§ **Supplied material**
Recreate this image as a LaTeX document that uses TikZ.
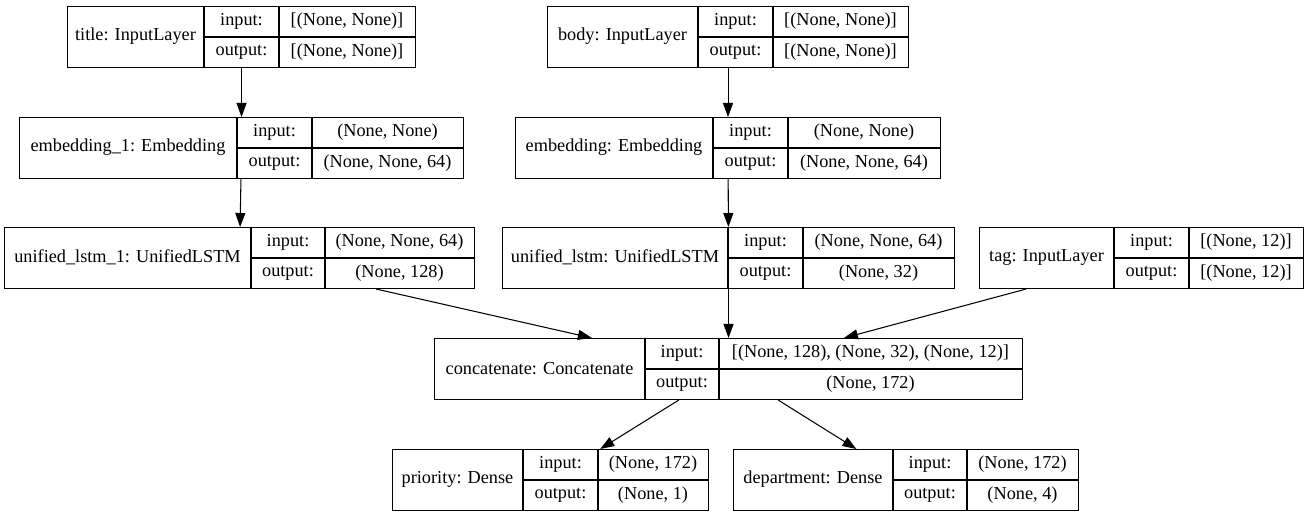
\documentclass[tikz,border=0pt]{standalone}
\usepackage{fontspec}
\setmainfont{Liberation Serif}
\newfontfamily\layerfont{Liberation Serif}
\usepackage{tikz}
\usetikzlibrary{arrows.meta}
\tikzstyle{layerbox}  = [draw,line width=0.6pt,minimum height=1.22cm,inner sep=0pt]
\tikzstyle{grid}      = [line width=0.6pt]
\tikzstyle{txt}       = [inner sep=0pt,font=\layerfont\fontsize{10.4}{12}\selectfont]
\tikzstyle{arrow}     = [line width=0.6pt,-{Triangle[length=0.28cm,width=0.2cm]}]

% id, left, top, right, divider 1, divider 2, name, input, output
\newcommand{\kerasbox}[9]{%
  \node[layerbox,minimum width={(#4-#2)*0.02cm},anchor=north west](#1)at(#2,#3){};
  \draw[grid](#5,#3)--(#5,#3+61);
  \draw[grid](#6,#3)--(#6,#3+61);
  \draw[grid](#5,#3+31)--(#4,#3+31);
  \node[txt](#1-name)at({(#2+#5)/2},#3+30.5){#7};
  \node[txt](#1-inl)at({(#5+#6)/2},#3+15.5){input:};
  \node[txt](#1-outl)at({(#5+#6)/2},#3+46){output:};
  \node[txt](#1-in)at({(#6+#4)/2},#3+15.5){#8};
  \node[txt](#1-out)at({(#6+#4)/2},#3+46){#9};
}

\begin{document}
\begin{tikzpicture}[x=0.02cm,y=-0.02cm]
          \useasboundingbox (0,0) rectangle (1309,516);
          \kerasbox{title}{67}{6}{415}{204}{279}{title: InputLayer}{[(None, None)]}{[(None, None)]}
          \kerasbox{body}{547}{6}{908}{698}{773}{body: InputLayer}{[(None, None)]}{[(None, None)]}
          \kerasbox{emb1}{19}{117}{463}{237}{312}{embedding\_1: Embedding}{(None, None)}{(None, None, 64)}
          \kerasbox{emb}{515}{117}{940}{713}{788}{embedding: Embedding}{(None, None)}{(None, None, 64)}
          \kerasbox{lstm1}{4}{227}{474}{251}{325}{unified\_lstm\_1: UnifiedLSTM}{(None, None, 64)}{(None, 128)}
          \kerasbox{lstm}{502}{227}{954}{728}{803}{unified\_lstm: UnifiedLSTM}{(None, None, 64)}{(None, 32)}
          \kerasbox{tag}{979}{227}{1303}{1114}{1189}{tag: InputLayer}{[(None, 12)]}{[(None, 12)]}
          \kerasbox{concat}{434}{338}{1022}{645}{719}{concatenate: Concatenate}{[(None, 128), (None, 32), (None, 12)]}{(None, 172)}
          \kerasbox{prio}{392}{449}{708}{523}{598}{priority: Dense}{(None, 172)}{(None, 1)}
          \kerasbox{dept}{733}{449}{1078}{893}{967}{department: Dense}{(None, 172)}{(None, 4)}
          \draw[arrow](title)--(emb1);
          \draw[arrow](body)--(emb);
          \draw[arrow](emb1)--(lstm1);
          \draw[arrow](emb)--(lstm);
          \draw[arrow](lstm1)--(concat);
          \draw[arrow](lstm)--(concat);
          \draw[arrow](tag)--(concat);
          \draw[arrow](concat)--(prio);
          \draw[arrow](concat)--(dept);
      \end{tikzpicture}
\end{document}
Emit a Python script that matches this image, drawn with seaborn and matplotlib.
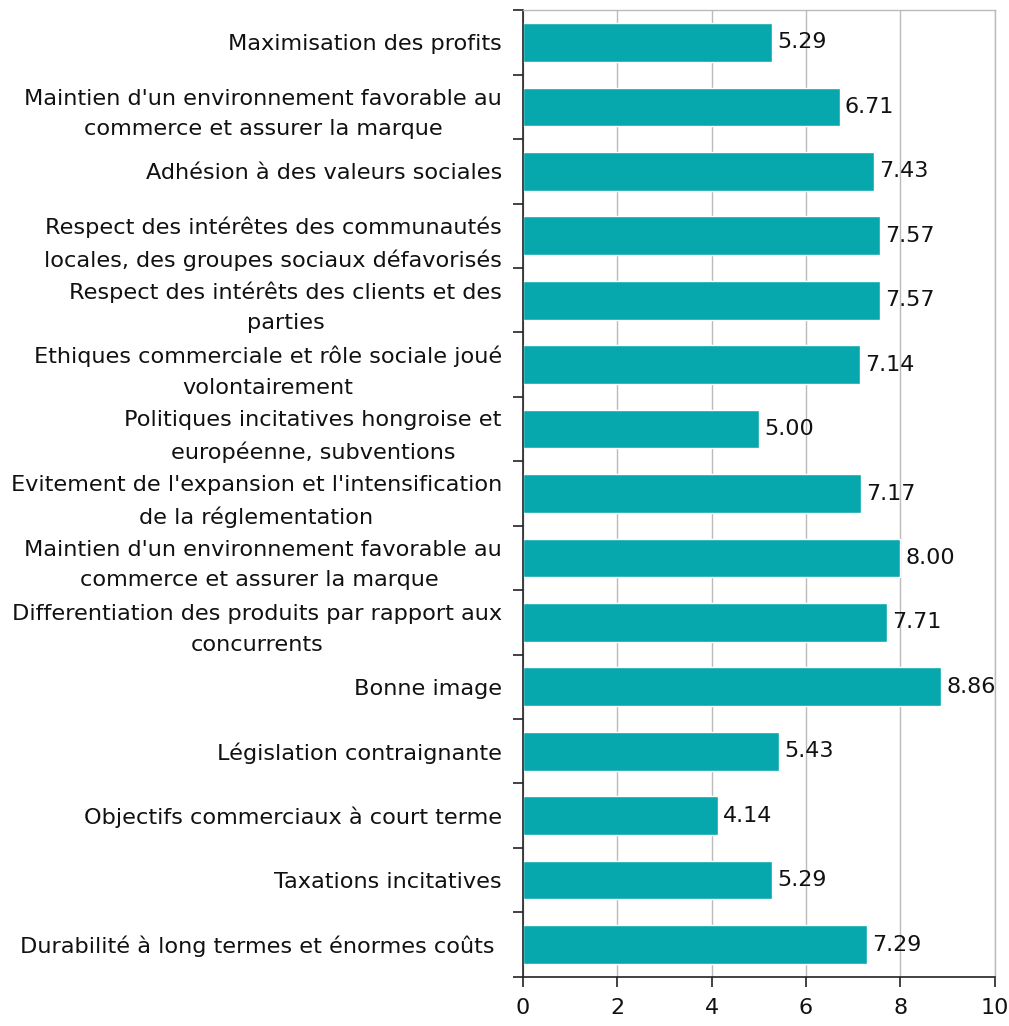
import matplotlib
matplotlib.use("Agg")
import matplotlib.pyplot as plt
import seaborn as sns
import pandas as pd

categories = [
    "Maximisation des profits",
    "Maintien d'un environnement favorable au\ncommerce et assurer la marque",
    "Adhésion à des valeurs sociales",
    "Respect des intérêtes des communautés\nlocales, des groupes sociaux défavorisés",
    "Respect des intérêts des clients et des\nparties",
    "Ethiques commerciale et rôle sociale joué\nvolontairement",
    "Politiques incitatives hongroise et\neuropéenne, subventions",
    "Evitement de l'expansion et l'intensification\nde la réglementation",
    "Maintien d'un environnement favorable au\ncommerce et assurer la marque ",
    "Differentiation des produits par rapport aux\nconcurrents",
    "Bonne image",
    "Législation contraignante",
    "Objectifs commerciaux à court terme",
    "Taxations incitatives",
    "Durabilité à long termes et énormes coûts ",
]
values = [5.29, 6.71, 7.43, 7.57, 7.57, 7.14, 5.00, 7.17, 8.00, 7.71, 8.86, 5.43, 4.14, 5.29, 7.29]
x_ticks = [0, 2, 4, 6, 8, 10]

df = pd.DataFrame({"cat": categories, "val": values})

sns.set_theme(style="white")
plt.rcParams["font.family"] = ["DejaVu Sans"]

fig = plt.figure(figsize=(10.09, 10.26), dpi=100)
ax = fig.add_axes([0.518, 0.048, 0.468, 0.942])

sns.barplot(data=df, y="cat", x="val", orient="h", color="#06A8AE",
            saturation=1, width=0.6, ax=ax, order=categories)

for i, v in enumerate(values):
    ax.text(v + 0.11, i, f"{v:.2f}", va="center", ha="left", fontsize=16, color="#111111")

ax.set_xlim(0, 10)
ax.set_ylim(len(categories) - 0.5, -0.5)
ax.set_xticks(x_ticks)
ax.set_xticklabels([str(t) for t in x_ticks], fontsize=16, color="#111111")
ax.set_yticks(range(len(categories)))
ax.set_yticklabels(categories, fontsize=16.1, multialignment="center",
                   linespacing=1.65, color="#111111")
ax.set_xlabel("")
ax.set_ylabel("")

# grid
ax.xaxis.grid(True, color="#BBBBBB", linewidth=1)
ax.set_axisbelow(True)

# tick styling: y ticks at category boundaries
ax.tick_params(axis="y", which="major", left=True, length=0, pad=15)
ax.set_yticks([i - 0.5 for i in range(len(categories) + 1)], minor=True)
ax.tick_params(axis="y", which="minor", left=True, length=7, width=1.2, color="#222222", direction="out")
ax.tick_params(axis="x", which="major", bottom=True, length=7, width=1.2, color="#222222", direction="out", pad=8)

for s in ["left", "bottom"]:
    ax.spines[s].set_color("#222222")
    ax.spines[s].set_linewidth(1.2)
for s in ["top", "right"]:
    ax.spines[s].set_color("#BBBBBB")
    ax.spines[s].set_linewidth(1)

fig.savefig("out.png", dpi=100)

§ **Written exercise**
Return the listing above word for word, with the pictures removed.

§ **Output for this task**
Recreate this image as a LaTeX document that uses TikZ.
\documentclass[tikz,border=0pt]{standalone}
\usepackage{fontspec}
\setmainfont{Liberation Serif}
\newfontfamily\layerfont{Liberation Serif}
\usepackage{tikz}
\usetikzlibrary{arrows.meta}
\tikzstyle{layerbox}  = [draw,line width=0.6pt,minimum height=1.22cm,inner sep=0pt]
\tikzstyle{grid}      = [line width=0.6pt]
\tikzstyle{txt}       = [inner sep=0pt,font=\layerfont\fontsize{10.4}{12}\selectfont]
\tikzstyle{arrow}     = [line width=0.6pt,-{Triangle[length=0.28cm,width=0.2cm]}]

% id, left, top, right, divider 1, divider 2, name, input, output
\newcommand{\kerasbox}[9]{%
  \node[layerbox,minimum width={(#4-#2)*0.02cm},anchor=north west](#1)at(#2,#3){};
  \draw[grid](#5,#3)--(#5,#3+61);
  \draw[grid](#6,#3)--(#6,#3+61);
  \draw[grid](#5,#3+31)--(#4,#3+31);
  \node[txt](#1-name)at({(#2+#5)/2},#3+30.5){#7};
  \node[txt](#1-inl)at({(#5+#6)/2},#3+15.5){input:};
  \node[txt](#1-outl)at({(#5+#6)/2},#3+46){output:};
  \node[txt](#1-in)at({(#6+#4)/2},#3+15.5){#8};
  \node[txt](#1-out)at({(#6+#4)/2},#3+46){#9};
}

\begin{document}
\begin{tikzpicture}[x=0.02cm,y=-0.02cm]
          \useasboundingbox (0,0) rectangle (1309,516);
          \kerasbox{title}{67}{6}{415}{204}{279}{title: InputLayer}{[(None, None)]}{[(None, None)]}
          \kerasbox{body}{547}{6}{908}{698}{773}{body: InputLayer}{[(None, None)]}{[(None, None)]}
          \kerasbox{emb1}{19}{117}{463}{237}{312}{embedding\_1: Embedding}{(None, None)}{(None, None, 64)}
          \kerasbox{emb}{515}{117}{940}{713}{788}{embedding: Embedding}{(None, None)}{(None, None, 64)}
          \kerasbox{lstm1}{4}{227}{474}{251}{325}{unified\_lstm\_1: UnifiedLSTM}{(None, None, 64)}{(None, 128)}
          \kerasbox{lstm}{502}{227}{954}{728}{803}{unified\_lstm: UnifiedLSTM}{(None, None, 64)}{(None, 32)}
          \kerasbox{tag}{979}{227}{1303}{1114}{1189}{tag: InputLayer}{[(None, 12)]}{[(None, 12)]}
          \kerasbox{concat}{434}{338}{1022}{645}{719}{concatenate: Concatenate}{[(None, 128), (None, 32), (None, 12)]}{(None, 172)}
          \kerasbox{prio}{392}{449}{708}{523}{598}{priority: Dense}{(None, 172)}{(None, 1)}
          \kerasbox{dept}{733}{449}{1078}{893}{967}{department: Dense}{(None, 172)}{(None, 4)}
          \draw[arrow](title)--(emb1);
          \draw[arrow](body)--(emb);
          \draw[arrow](emb1)--(lstm1);
          \draw[arrow](emb)--(lstm);
          \draw[arrow](lstm1)--(concat);
          \draw[arrow](lstm)--(concat);
          \draw[arrow](tag)--(concat);
          \draw[arrow](concat)--(prio);
          \draw[arrow](concat)--(dept);
      \end{tikzpicture}
\end{document}
Emit a Python script that matches this image, drawn with seaborn and matplotlib.
import matplotlib
matplotlib.use("Agg")
import matplotlib.pyplot as plt
import seaborn as sns
import pandas as pd

categories = [
    "Maximisation des profits",
    "Maintien d'un environnement favorable au\ncommerce et assurer la marque",
    "Adhésion à des valeurs sociales",
    "Respect des intérêtes des communautés\nlocales, des groupes sociaux défavorisés",
    "Respect des intérêts des clients et des\nparties",
    "Ethiques commerciale et rôle sociale joué\nvolontairement",
    "Politiques incitatives hongroise et\neuropéenne, subventions",
    "Evitement de l'expansion et l'intensification\nde la réglementation",
    "Maintien d'un environnement favorable au\ncommerce et assurer la marque ",
    "Differentiation des produits par rapport aux\nconcurrents",
    "Bonne image",
    "Législation contraignante",
    "Objectifs commerciaux à court terme",
    "Taxations incitatives",
    "Durabilité à long termes et énormes coûts ",
]
values = [5.29, 6.71, 7.43, 7.57, 7.57, 7.14, 5.00, 7.17, 8.00, 7.71, 8.86, 5.43, 4.14, 5.29, 7.29]
x_ticks = [0, 2, 4, 6, 8, 10]

df = pd.DataFrame({"cat": categories, "val": values})

sns.set_theme(style="white")
plt.rcParams["font.family"] = ["DejaVu Sans"]

fig = plt.figure(figsize=(10.09, 10.26), dpi=100)
ax = fig.add_axes([0.518, 0.048, 0.468, 0.942])

sns.barplot(data=df, y="cat", x="val", orient="h", color="#06A8AE",
            saturation=1, width=0.6, ax=ax, order=categories)

for i, v in enumerate(values):
    ax.text(v + 0.11, i, f"{v:.2f}", va="center", ha="left", fontsize=16, color="#111111")

ax.set_xlim(0, 10)
ax.set_ylim(len(categories) - 0.5, -0.5)
ax.set_xticks(x_ticks)
ax.set_xticklabels([str(t) for t in x_ticks], fontsize=16, color="#111111")
ax.set_yticks(range(len(categories)))
ax.set_yticklabels(categories, fontsize=16.1, multialignment="center",
                   linespacing=1.65, color="#111111")
ax.set_xlabel("")
ax.set_ylabel("")

# grid
ax.xaxis.grid(True, color="#BBBBBB", linewidth=1)
ax.set_axisbelow(True)

# tick styling: y ticks at category boundaries
ax.tick_params(axis="y", which="major", left=True, length=0, pad=15)
ax.set_yticks([i - 0.5 for i in range(len(categories) + 1)], minor=True)
ax.tick_params(axis="y", which="minor", left=True, length=7, width=1.2, color="#222222", direction="out")
ax.tick_params(axis="x", which="major", bottom=True, length=7, width=1.2, color="#222222", direction="out", pad=8)

for s in ["left", "bottom"]:
    ax.spines[s].set_color("#222222")
    ax.spines[s].set_linewidth(1.2)
for s in ["top", "right"]:
    ax.spines[s].set_color("#BBBBBB")
    ax.spines[s].set_linewidth(1)

fig.savefig("out.png", dpi=100)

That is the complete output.